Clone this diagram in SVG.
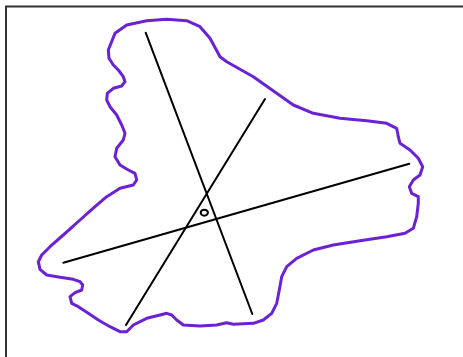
<svg xmlns="http://www.w3.org/2000/svg" width="463" height="357" viewBox="0 0 463 357">
<style>
.frame{stroke:#333;stroke-width:2;fill:none}
.blob{stroke:#6a22d4;stroke-width:3;fill:none;stroke-linejoin:round;stroke-linecap:round}
.ax{stroke:#000;stroke-width:2;fill:none;stroke-linecap:round}
</style>
<rect width="463" height="357" fill="#fff"/>
<g id="frame">
<line class="frame" x1="5" y1="6.5" x2="463" y2="6.5"/>
<line class="frame" x1="6" y1="6" x2="6" y2="357"/>
</g>
<g id="outline">
<polygon class="blob" points="108.3,50 115,33.3 126.7,25 146.7,20.7 166.7,19.3 186.7,20.7 200,26.7 210,38.3 220,56.7 226.7,61.7 253.3,76.7 276.7,93.3 293.3,105 313.3,113.3 340,118.3 366.7,120.7 386.7,123.3 396.7,128.3 398.3,136.7 400,143.3 410,150 418.3,158.3 422.7,166.7 420,175 413.3,180 409.3,186.7 411.7,193.3 418.3,196.7 418.3,203.3 416.7,216.7 413.3,228.3 405,233.3 386.7,236.7 360,240.7 333.3,245 313.3,250 296.7,258.3 286.7,266.7 281.7,276.7 279.3,290 276.7,303.3 271.7,313.3 263.3,320 253.3,323.3 233.3,324.3 226.7,322.7 216.7,325 200,326 183.3,325 176.7,320 171.7,315 166.7,313.3 160,315 146.7,318.3 133.3,325 126.7,331.7 120,331.7 110,326.7 98.3,320 88.3,313.3 78.3,306.7 71.7,303.3 70,296.7 75,292.7 81.7,290 82.7,285 80,281.7 73.3,279.3 60,277.3 46.7,275 40,269.3 38.3,261.7 41.7,255 50,246.7 63.3,235 80,220 95,206.7 106.7,196.7 120,188.3 133.3,185 136.7,180 135,173.3 128.3,170 120,165 115,156.7 116.7,148.3 123.3,140 125,133.3 121.7,125 116.7,115 110,106.7 106.7,100 107.3,93.3 113.3,88.3 121.7,86 125,81.7 123.3,76.7 118.3,70 113.3,65 109,58.3"/>
</g>
<g id="axes">
<line class="ax" x1="145.7" y1="32.7" x2="252.3" y2="314"/>
<line class="ax" x1="265" y1="99" x2="126" y2="325"/>
<line class="ax" x1="409.3" y1="163.7" x2="63.3" y2="262.7"/>
</g>
<g id="center">
<ellipse cx="204.3" cy="212.7" rx="3.6" ry="3" fill="none" stroke="#000" stroke-width="2"/>
</g>
</svg>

+---+

Set every line down exactly as written, leaving each picture out.

Clone this diagram in SVG.
<svg xmlns="http://www.w3.org/2000/svg" width="463" height="357" viewBox="0 0 463 357">
<style>
.frame{stroke:#333;stroke-width:2;fill:none}
.blob{stroke:#6a22d4;stroke-width:3;fill:none;stroke-linejoin:round;stroke-linecap:round}
.ax{stroke:#000;stroke-width:2;fill:none;stroke-linecap:round}
</style>
<rect width="463" height="357" fill="#fff"/>
<g id="frame">
<line class="frame" x1="5" y1="6.5" x2="463" y2="6.5"/>
<line class="frame" x1="6" y1="6" x2="6" y2="357"/>
</g>
<g id="outline">
<polygon class="blob" points="108.3,50 115,33.3 126.7,25 146.7,20.7 166.7,19.3 186.7,20.7 200,26.7 210,38.3 220,56.7 226.7,61.7 253.3,76.7 276.7,93.3 293.3,105 313.3,113.3 340,118.3 366.7,120.7 386.7,123.3 396.7,128.3 398.3,136.7 400,143.3 410,150 418.3,158.3 422.7,166.7 420,175 413.3,180 409.3,186.7 411.7,193.3 418.3,196.7 418.3,203.3 416.7,216.7 413.3,228.3 405,233.3 386.7,236.7 360,240.7 333.3,245 313.3,250 296.7,258.3 286.7,266.7 281.7,276.7 279.3,290 276.7,303.3 271.7,313.3 263.3,320 253.3,323.3 233.3,324.3 226.7,322.7 216.7,325 200,326 183.3,325 176.7,320 171.7,315 166.7,313.3 160,315 146.7,318.3 133.3,325 126.7,331.7 120,331.7 110,326.7 98.3,320 88.3,313.3 78.3,306.7 71.7,303.3 70,296.7 75,292.7 81.7,290 82.7,285 80,281.7 73.3,279.3 60,277.3 46.7,275 40,269.3 38.3,261.7 41.7,255 50,246.7 63.3,235 80,220 95,206.7 106.7,196.7 120,188.3 133.3,185 136.7,180 135,173.3 128.3,170 120,165 115,156.7 116.7,148.3 123.3,140 125,133.3 121.7,125 116.7,115 110,106.7 106.7,100 107.3,93.3 113.3,88.3 121.7,86 125,81.7 123.3,76.7 118.3,70 113.3,65 109,58.3"/>
</g>
<g id="axes">
<line class="ax" x1="145.7" y1="32.7" x2="252.3" y2="314"/>
<line class="ax" x1="265" y1="99" x2="126" y2="325"/>
<line class="ax" x1="409.3" y1="163.7" x2="63.3" y2="262.7"/>
</g>
<g id="center">
<ellipse cx="204.3" cy="212.7" rx="3.6" ry="3" fill="none" stroke="#000" stroke-width="2"/>
</g>
</svg>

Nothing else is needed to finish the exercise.